(Records from a dataset)
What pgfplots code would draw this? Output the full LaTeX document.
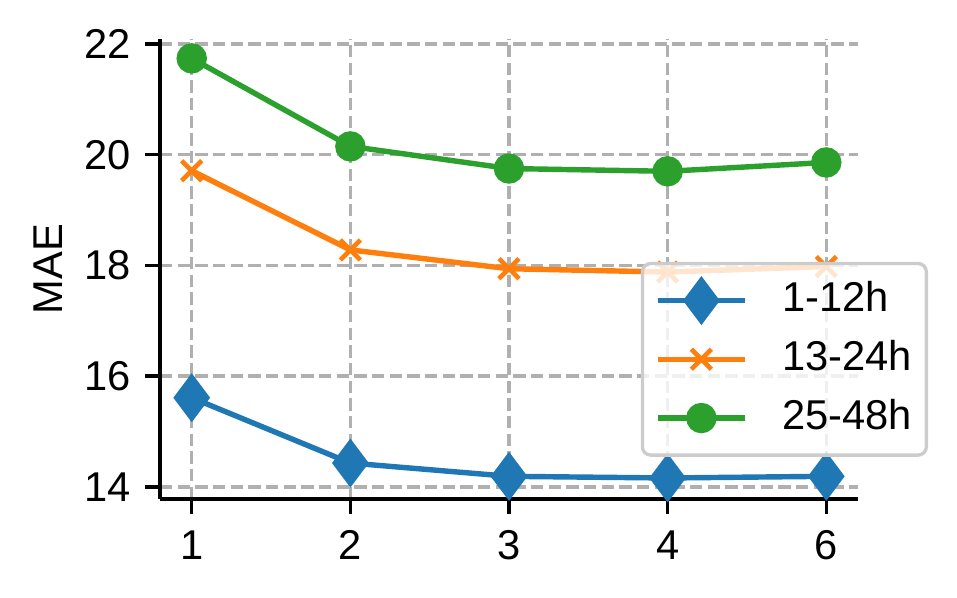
\documentclass[border=0pt]{standalone}
\usepackage{fontspec}
\setmainfont{Liberation Sans}
\usepackage{pgfplots}
\pgfplotsset{compat=1.18}
\definecolor{tabblue}{HTML}{1F77B4}
\definecolor{taborange}{HTML}{FF7F0E}
\definecolor{tabgreen}{HTML}{2CA02C}
\definecolor{gridgray}{HTML}{B0B0B0}
\begin{document}
\begin{tikzpicture}
\begin{axis}[
  scale only axis,
  width=167.52pt, height=110.4pt,
  xmin=-0.2, xmax=4.2,
  ymin=13.78, ymax=22.09,
  xtick={0,1,2,3,4}, xticklabels={1,2,3,4,6},
  ytick={14,16,18,20,22},
  axis lines=left,
  axis line style={-, line width=0.8pt},
  tick align=outside,
  tick style={line width=0.8pt, black},
  major tick length=3.5pt,
  xtick pos=bottom, ytick pos=left,
  /pgf/number format/assume math mode=true,
  ticklabel style={font=\fontsize{10}{12}\selectfont},
  xticklabel style={yshift=-0.5pt},
  grid=major,
  grid style={gridgray, dash pattern=on 2.96pt off 1.28pt, line width=0.8pt},
  ylabel={MAE},
  ylabel style={font=\fontsize{10}{12}\selectfont, at={(axis description cs:-0.1605,0.5)}, anchor=center},
  legend cell align=left,
  legend image code/.code={\draw[fill opacity=1, mark repeat=2,mark phase=2] plot coordinates {(0pt,0pt) (10.5pt,0pt) (21pt,0pt)};},
  legend style={at={(1.1003,0.0918)}, anchor=south east,
    draw=black!20, line width=0.8pt, fill=white, fill opacity=0.8, text opacity=1,
    rounded corners=2pt,
    font=\fontsize{10}{12}\selectfont,
    inner xsep=3pt, inner ysep=3.7pt,
    row sep=3.7pt, column sep=7.7pt,
    nodes={inner sep=0.5pt, text height=7.4pt, text depth=2pt}},
]
\coordinate (sw) at (rel axis cs:0,0);
\coordinate (ne) at (rel axis cs:1,1);
\addplot[tabblue, line width=1.3pt, mark=diamond*, mark size=4.8pt, mark options={solid}]
  coordinates {(0,15.61) (1,14.43) (2,14.19) (3,14.16) (4,14.19)};
\addlegendentry{1-12h}
\addplot[taborange, line width=1.3pt, mark=x, mark size=3.4pt, mark options={solid, line width=1.1pt}]
  coordinates {(0,19.71) (1,18.28) (2,17.94) (3,17.88) (4,17.98)};
\addlegendentry{13-24h}
\addplot[tabgreen, line width=1.3pt, mark=*, mark size=3pt, mark options={solid}]
  coordinates {(0,21.74) (1,20.15) (2,19.75) (3,19.70) (4,19.86)};
\addlegendentry{25-48h}
\end{axis}
\pgfresetboundingbox
\useasboundingbox ([shift={(-38.4pt,-23.52pt)}]sw) rectangle ([shift={(23.76pt,9.36pt)}]ne);
\end{tikzpicture}
\end{document}
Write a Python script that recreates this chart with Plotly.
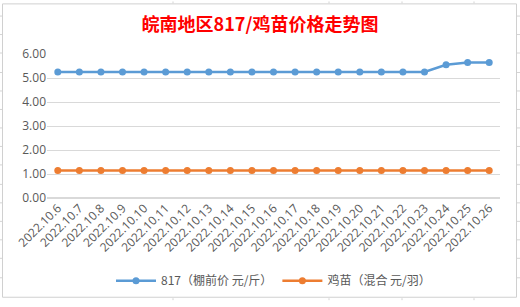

Work to complete: Exclude the pictures. Write out the remaining data exactly.

Correct response:
What pgfplots code would draw this? Output the full LaTeX document.
\documentclass[border=0pt]{standalone}
\usepackage{fontspec}
\setmainfont{Liberation Sans}
\usepackage{pgfplots}
\pgfplotsset{compat=1.18}
\definecolor{tabblue}{HTML}{1F77B4}
\definecolor{taborange}{HTML}{FF7F0E}
\definecolor{tabgreen}{HTML}{2CA02C}
\definecolor{gridgray}{HTML}{B0B0B0}
\begin{document}
\begin{tikzpicture}
\begin{axis}[
  scale only axis,
  width=167.52pt, height=110.4pt,
  xmin=-0.2, xmax=4.2,
  ymin=13.78, ymax=22.09,
  xtick={0,1,2,3,4}, xticklabels={1,2,3,4,6},
  ytick={14,16,18,20,22},
  axis lines=left,
  axis line style={-, line width=0.8pt},
  tick align=outside,
  tick style={line width=0.8pt, black},
  major tick length=3.5pt,
  xtick pos=bottom, ytick pos=left,
  /pgf/number format/assume math mode=true,
  ticklabel style={font=\fontsize{10}{12}\selectfont},
  xticklabel style={yshift=-0.5pt},
  grid=major,
  grid style={gridgray, dash pattern=on 2.96pt off 1.28pt, line width=0.8pt},
  ylabel={MAE},
  ylabel style={font=\fontsize{10}{12}\selectfont, at={(axis description cs:-0.1605,0.5)}, anchor=center},
  legend cell align=left,
  legend image code/.code={\draw[fill opacity=1, mark repeat=2,mark phase=2] plot coordinates {(0pt,0pt) (10.5pt,0pt) (21pt,0pt)};},
  legend style={at={(1.1003,0.0918)}, anchor=south east,
    draw=black!20, line width=0.8pt, fill=white, fill opacity=0.8, text opacity=1,
    rounded corners=2pt,
    font=\fontsize{10}{12}\selectfont,
    inner xsep=3pt, inner ysep=3.7pt,
    row sep=3.7pt, column sep=7.7pt,
    nodes={inner sep=0.5pt, text height=7.4pt, text depth=2pt}},
]
\coordinate (sw) at (rel axis cs:0,0);
\coordinate (ne) at (rel axis cs:1,1);
\addplot[tabblue, line width=1.3pt, mark=diamond*, mark size=4.8pt, mark options={solid}]
  coordinates {(0,15.61) (1,14.43) (2,14.19) (3,14.16) (4,14.19)};
\addlegendentry{1-12h}
\addplot[taborange, line width=1.3pt, mark=x, mark size=3.4pt, mark options={solid, line width=1.1pt}]
  coordinates {(0,19.71) (1,18.28) (2,17.94) (3,17.88) (4,17.98)};
\addlegendentry{13-24h}
\addplot[tabgreen, line width=1.3pt, mark=*, mark size=3pt, mark options={solid}]
  coordinates {(0,21.74) (1,20.15) (2,19.75) (3,19.70) (4,19.86)};
\addlegendentry{25-48h}
\end{axis}
\pgfresetboundingbox
\useasboundingbox ([shift={(-38.4pt,-23.52pt)}]sw) rectangle ([shift={(23.76pt,9.36pt)}]ne);
\end{tikzpicture}
\end{document}
Write a Python script that recreates this chart with Plotly.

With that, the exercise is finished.